The story “Beyond the Black River” gets a close reading from George Scithers, and Gary Romeo offers a fascinating catalog of all the times REH himself has appeared as a metafictional character. Surely the funniest and oddest piece here is Howard Waldrop's “A Journey to Cross Plains,” which is the contemporaneous account written by twenty-year-old Waldrop upon his visit to REH's hometown—with footnotes from Waldrop's putative maturity added! And rounding out the volume are Scott Connors with his examination of the marketplace realities of pulp magazines, and Steve Tompkins on REH's literary heirs.

By the end of this fine assemblage of essays, the reader—novice or expert—will feel invigorated and eager to return once again to Howard's undying, crimson-shadowed pages.

* * * *

Lovely Zita, Meteor Made

Problem Number One: Not enough YA fiction is science fiction; the majority of YA fantastika is overbalanced in favor of fantasy.

Problem Number Two: The audience for comics is greying; there are not enough titles that serve as gateway drugs for younger readers.

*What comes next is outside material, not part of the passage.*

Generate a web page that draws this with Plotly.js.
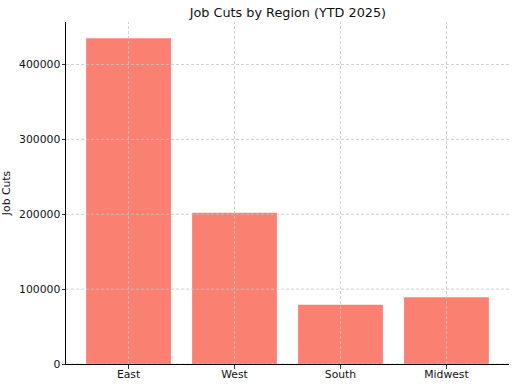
<!DOCTYPE html>
<html>
<head>
<meta charset="utf-8">
<script src="https://cdn.plot.ly/plotly-3.0.1.min.js"></script>
<style>html,body{margin:0;padding:0;background:#fff;}#chart{width:516px;height:385px;}</style>
</head>
<body>
<div id="chart"></div>
<script>
const regions = ["East", "West", "South", "Midwest"];
const jobCuts = [435000, 202000, 79000, 89000];
const yTicks = [0, 100000, 200000, 300000, 400000];
const yTickLabels = ["0", "100000", "200000", "300000", "400000"];

const gridStyle = {color: "#c4c4c4", width: 0.8, dash: "3px,2px"};
const shapes = [];
regions.forEach(function (r) {
  shapes.push({type: "line", xref: "x", yref: "paper", x0: r, x1: r, y0: 0, y1: 1, line: gridStyle, layer: "above"});
});
yTicks.forEach(function (v) {
  shapes.push({type: "line", xref: "paper", yref: "y", x0: 0, x1: 1, y0: v, y1: v, line: gridStyle, layer: "above"});
});

const font = {family: "DejaVu Sans, sans-serif", color: "#111"};

Plotly.newPlot("chart", [{
  type: "bar",
  x: regions,
  y: jobCuts,
  width: 0.8,
  marker: {color: "#fa8072", line: {width: 0}},
  hoverinfo: "x+y"
}], {
  width: 516, height: 385,
  margin: {l: 66, r: 7, t: 22, b: 21},
  paper_bgcolor: "#fff", plot_bgcolor: "#fff",
  font: Object.assign({size: 10.8}, font),
  title: {text: "Job Cuts by Region (YTD 2025)", font: Object.assign({size: 12.8}, font), x: 0.558, xanchor: "center", y: 0.968, yanchor: "middle"},
  showlegend: false,
  bargap: 0.2,
  xaxis: {
    range: [-0.59, 3.59], showgrid: false, zeroline: false,
    showline: true, linecolor: "#000", linewidth: 1,
    ticks: "outside", ticklen: 3.5, tickwidth: 0.8, tickcolor: "#000",
    ticklabelstandoff: -3,
    tickfont: Object.assign({size: 10.8}, font)
  },
  yaxis: {
    range: [0, 456750], showgrid: false, zeroline: false,
    showline: true, linecolor: "#000", linewidth: 1,
    ticks: "outside", ticklen: 3.5, tickwidth: 0.8, tickcolor: "#000",
    ticklabelstandoff: -1,
    tickmode: "array", tickvals: yTicks, ticktext: yTickLabels,
    tickfont: Object.assign({size: 10.8}, font),
    title: {text: "Job Cuts", font: Object.assign({size: 10.8}, font), standoff: 7}
  },
  shapes: shapes
}, {displayModeBar: false, staticPlot: true});
</script>
</body>
</html>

Combined Solution to Both Problems One and Two:
Zita the Spacegirl
(First Second Books, trade paper, $10.99, 192 pages, ISBN 978-1-59643-446-2), written and drawn by Ben Hatke. This nifty offering, promising to be merely the first volume in a series, does everything right to lure young readers, keep them entertained, and hook them on science fiction. And guess what else? I, an adult reader of some mumblety-mumble decades worth of prior reading, found the book absolutely charming and rewarding as well.

Let's look at the volume in three ways: the sheer story, the art, and the subliminals.

One afternoon, spunky yet average Earthgirl Zita (pre-adolescent, maybe ten to twelve years old) and her pal Joseph are roughhousing in a field when they come upon a smoking crater with a meteoroid at the bottom. (Nerdy Joseph is very particular about the term “meteoroid,” and I have betrayed his scientific accuracy in my section title only reluctantly, to achieve the proper Beatlesque pun.) Protruding from the meteoroid is a gadget. Zita grabs the device and boldly yet unwisely employs it, opening up a stargate through which Joseph is immediately snatched by a fuzzy tentacle, before the rift snaps shut. After a brief interval of panic and despair, Zita reopens the boomtube and follows.

She emerges on a planet overstuffed with weird sophonts of a thousand races, most of whom just ignore her. Her stargate device shattered by the clumsy footstep of a hulking giant named Strong-Strong, she quickly learns the planet is under death sentence from imminent collision with an asteroid, and that Joseph is the captive of a race called the Sciptorians. Getting advice and help from a fellow human named Piper, a duplicitous rogue, she embarks on a journey to the Scriptorian castle to rescue her buddy, picking up friends and helpers along the way, including a giant mouse, a braggart battlebot, and a timorous junkbot.